Wheelchair Basketbrawl Challenge gives students new perspectives

WKU students watched as participates and students played a game during the Wheelchair Basketbrawl Challenge at the Preston Center on Thursday. The Wheelchair Basketbrawl Challenge was presented by Student Disability Services as part of Disability Awareness Month. 

Lauren Lorance

There was standing room only as the Music City Lightning took the court at the Wheelchair Basketbrawl Challenge Thursday night in the Preston Center.

Three bleachers, spilling with students, sat near the basket as other newfound fans stood along the sidelines.

The Lightning, a wheelchair basketball team out of Nashville, played a scrimmage, then invited students to play.

Chicago freshman Corey Stevens, 19, worked up the nerve to get in the game.

“I just wanted to see how it feels to get to go up and down the court in a wheelchair and play basketball because I’ve been playing all my life, able to use my two legs,” Stevens said. “I just wanted to see and feel the difference.”

Stevens said he now has a better appreciation for people in wheelchairs.

“I can honestly say you’ve got to be in more shape in a wheelchair than actually on your legs because you’ve got to have good upper body strength because that’s all you use is your upper body,” Stevens said. “It’s a lot of hard work.”

Senior Andrea Weaver, 23, of Elizabethtown, Ky., said her arm strength wasn’t up to snuff to compete with the professional team.

“It’s really hard,” Weaver said. “They make it look really easy. When you get out there, it’s really, really hard pushing and trying to hold the basketball. When you try to shoot, you can’t jump, can’t do anything. But I tried.”

After playing alongside the Lightning, Stevens said disabled people shouldn’t be underestimated.
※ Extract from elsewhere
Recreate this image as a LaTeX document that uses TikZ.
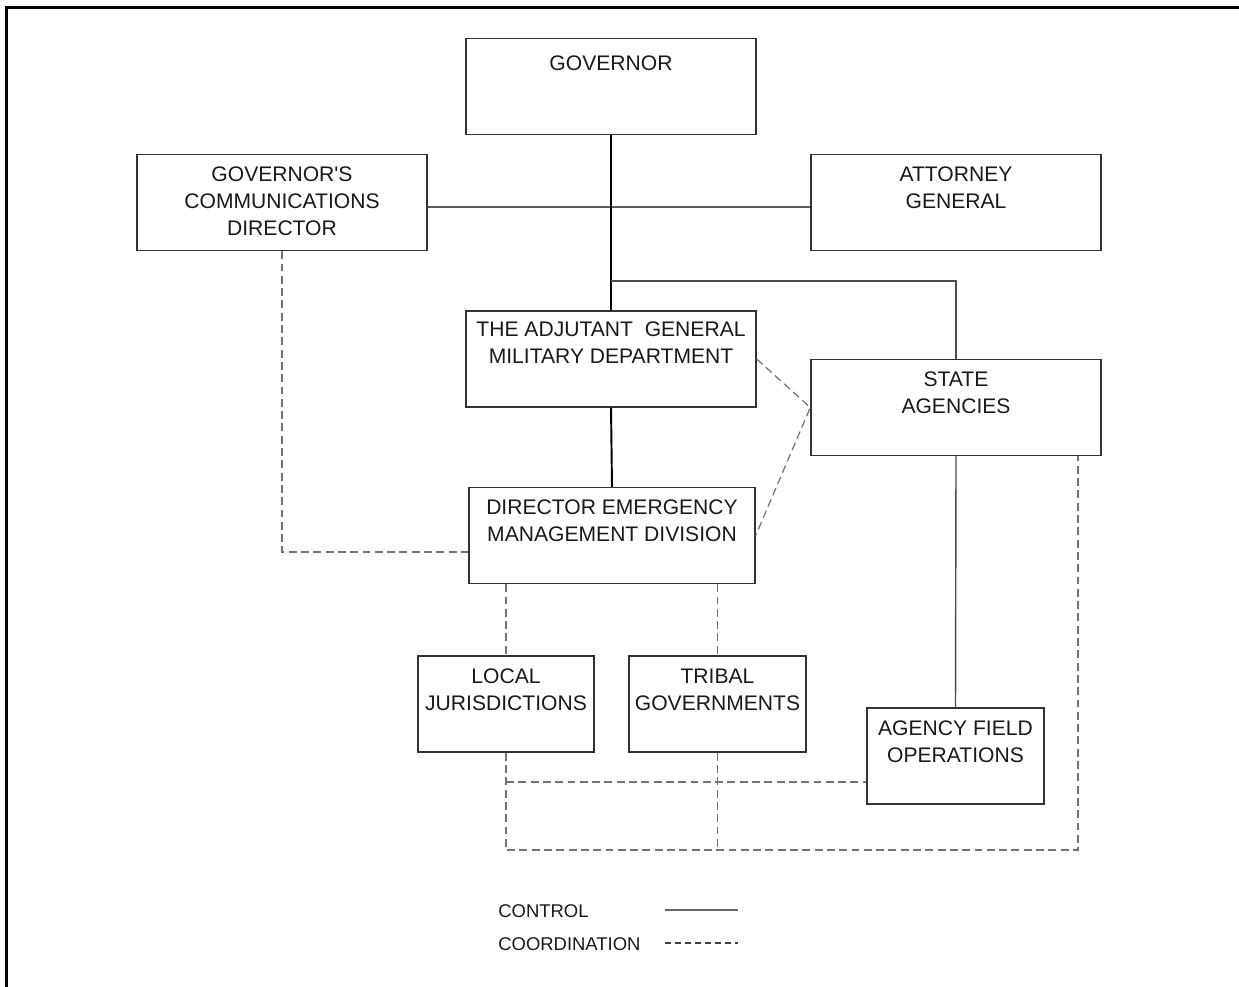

“I respect them more,” Stevens said. “I don’t take their game as a joke. They are capable of doing it just as well as we are.”

Freshman Damion Wheeler, 18, of Hopkinsville, Ky., said he’d seen the wheelchair sport on T.V. before and wanted to see it live.

Although Wheeler said the Lightning outplayed him and the other students that got in the game, it was still a fun learning experience.

“I just noticed that no matter if you have a disability, if you want to work hard and do what you got to do, there ain’t nothing you can’t do,” Wheeler said. “Now I just realize that they’re just people just like we are.”